Bower Birds



"Our Feathered Friends. 


Sense of Beauty in Birds"  




"The more we study the works of God, the more we become convinced that He has made nothing without a purpose. "He hath made everything beautiful in its time" (Eccl. 3:11), and it is evident that all beauty is not solely for man's pleasure, but that birds, at least, have as keen an eye for beauty as man has. The nearer we come to God, and the better acquainted we become with Him, the more we realize the fact that, as the offspring of God, we have kinship with all creation. Then we shall no longer look upon the creatures less highly endowed than we, as formed to be servants to man, or to be served up in, in dainty dishes to tickle his palate, but as companions, and even as teachers. 

See Job 12:2-10.   

God has given them the same sensibilities and the same emotions that He has to us, only in smaller degree, and, considering their limitations, they often reveal His working in a more marked manner than men do. Among the creatures that rival human beings in the love of adornment, are the Bower Birds of Australia, so called because their nests are veritable arbours, as seen in the out on this page. The following description is from Chambers's Journal:-   

At the courting season, beautiful and curious objects are collected together in these bowers, which are often elaborate structures, and built upon the ground, the nests being in trees. The whole account reads somewhat like a description of the crockery, bead, and tinsel houses which rustic children spread out for themselves on a dry grassy knoll on a pleasant summer day.   

One of these Bower Birds takes most readily to the arranging and re-arranging of brightly coloured feathers, bleached bones, and shells. Another likes to carry round atones, even from a great distance, and assort them with shells. A third species makes use of blackberries, fresh leaves, and pink buds.  

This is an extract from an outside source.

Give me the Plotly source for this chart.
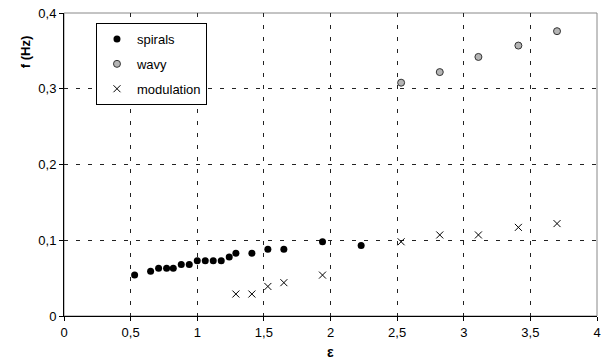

At the courting season the males dance through their glittering halls, exhibiting the most grotesque antics. In an aviary in New South Wales the male would sometimes chase the female, picking up a gay feather or large leaf, and uttering a low whistling note.  

The Great Bower Bird has been seen amusing itself flying backwards and forwards, taking a shell alternately from each side, and carrying it through the archway in its bill. The bower of the fawn-breasted species is raised on a platform of sticks, and is nearly four feet in length. The quantity of gay objects in all cases surprises the observer.  

Since the habits of the Australian Bower Birds have been narrated, Dr. Beccari, an Italian traveler, has described a new one, which he found in New Guinea, called the Gardener Bower Bird. This bird chooses a flat surface beside a small tree, round the trunk of which it builds a conical hut nearly three feet in diameter at the base. The hut is formed of the twigs of a parasitical hanging orchid, whose leaves, keeping fresh for a long time, add to the beauty of the bower.  

Within the hut, a quantity of moss is arranged round the trunk of the tree. There is a meadow of moss, weeded of grass and stones, and kept scrupulously clean, before the cottage door. Gay flowers, glossy fruit, fungi as well as bright insects, captured and killed, are placed on this green turf so as to form a pretty garden. Hence the bird's name of 'gardener,' which is also its native name. When the objects fade, they are removed out of sight, and fresh ones supplied.”